まずはベトナム語の親族名称だけは覚えてしまいましょう。

スクロールできます
親族名称ベトナム語読み方
お兄さんanhアィン(アン)
お姉さんchị
弟、妹emエム
おじさん
(自分の親と同年代)
chúチュー
おばさん
(自分の親と同年代)
コー
おじさん、おばさん
(自分の親より年上)
bácバック
おじいさんôngオン
おばあさんバー
甥、姪、孫、息子、娘
(おもに北部)
cháuチャウ
甥、姪、孫、息子、娘
(おもに南部)
conコン
ベトナム語の親族名称の一覧

まとめ

ベトナム語において「あなた」と「私」を指す親族名称は、相手を尊重し、適切な距離感を保つための重要な要素です。

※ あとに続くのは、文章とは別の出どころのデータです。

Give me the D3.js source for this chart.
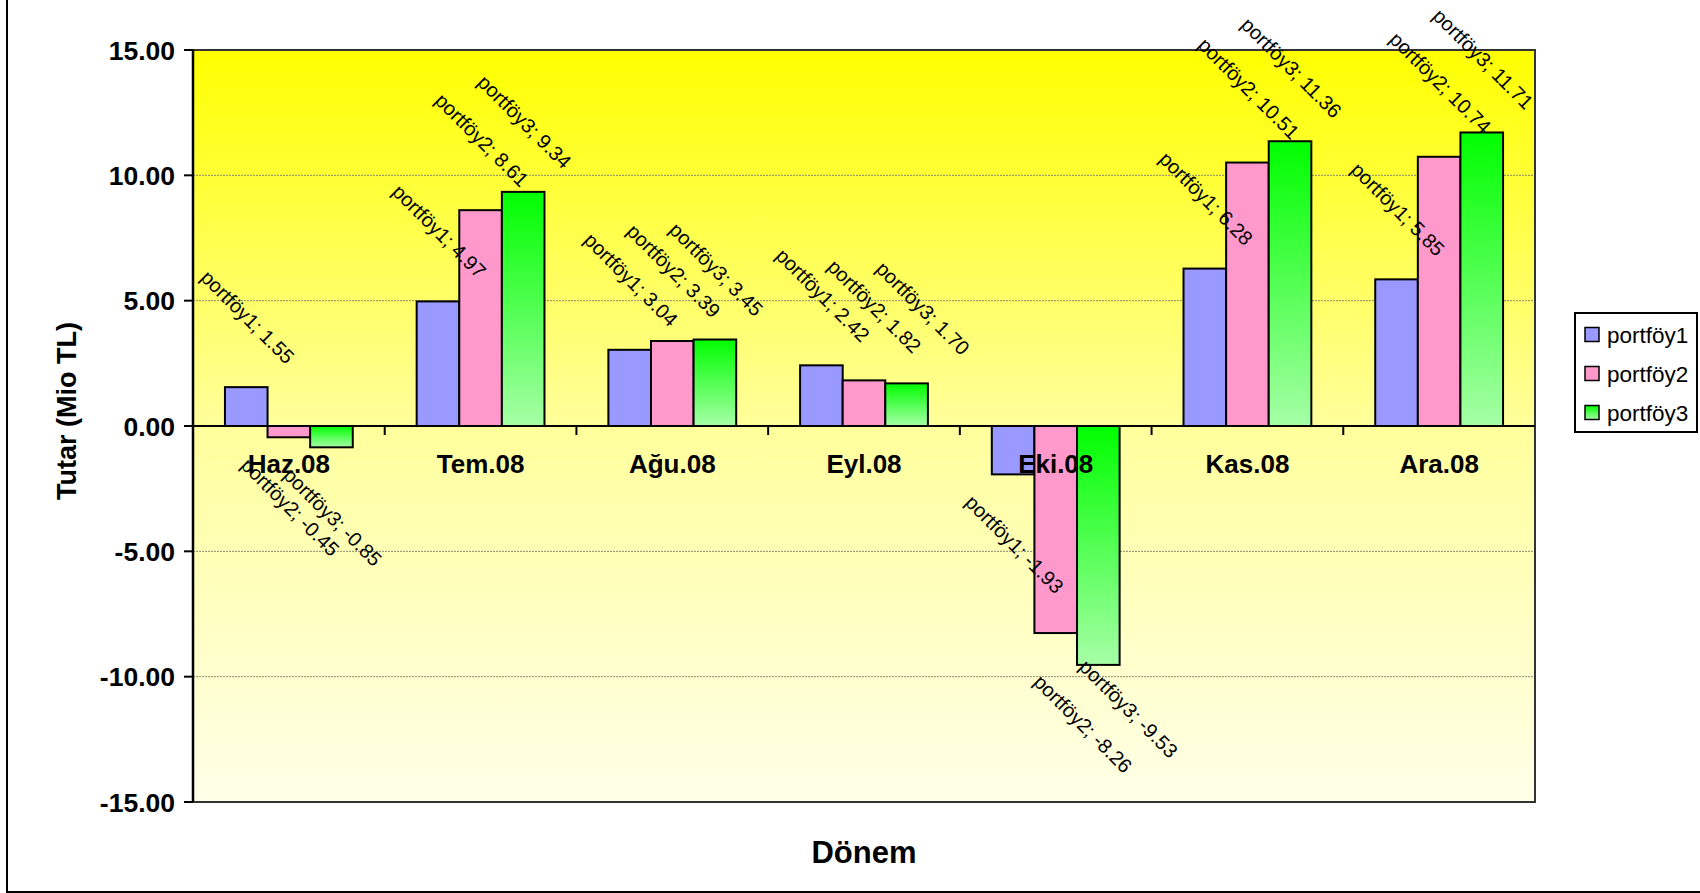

親族名称を活用することで、相手との関係性を自然に表現することができます。最初は難しく感じるかもしれませんが、基本的なルールを理解し、実践することで、自然に使いこなせるようになります。

スクロールできます
相手は親族なら?相手の呼び方(あなた)自分の呼び方(私)
フォーマル・ビジネスBạnTôi
お兄さんAnhEm
お姉さんChịEm
弟・妹EmAnh(男)
Chị(女)
おじさんChúCháu / Con(南部)
おばさんCháu / Con(南部)
年配者BácCháu / Con(南部)
おじいさんÔngCháu / Con(南部)
おばあさんCháu / Con(南部)
同級生CậuTớ
友達BạnMình
甥・姪Cháu / Con(南部)Chú(叔父) Cô(叔母)
Bác(年配者)
Cháu / Con(南部)Ông(おじいさん)Bà(おばあさん)
「あなた」と「私」の早見表

慣れてくるとだんだん、お互いが親戚同士のような温かい気持ちになっていきます。ベトナム文化を知る上での大きな一歩になるので、あなたを応援しています!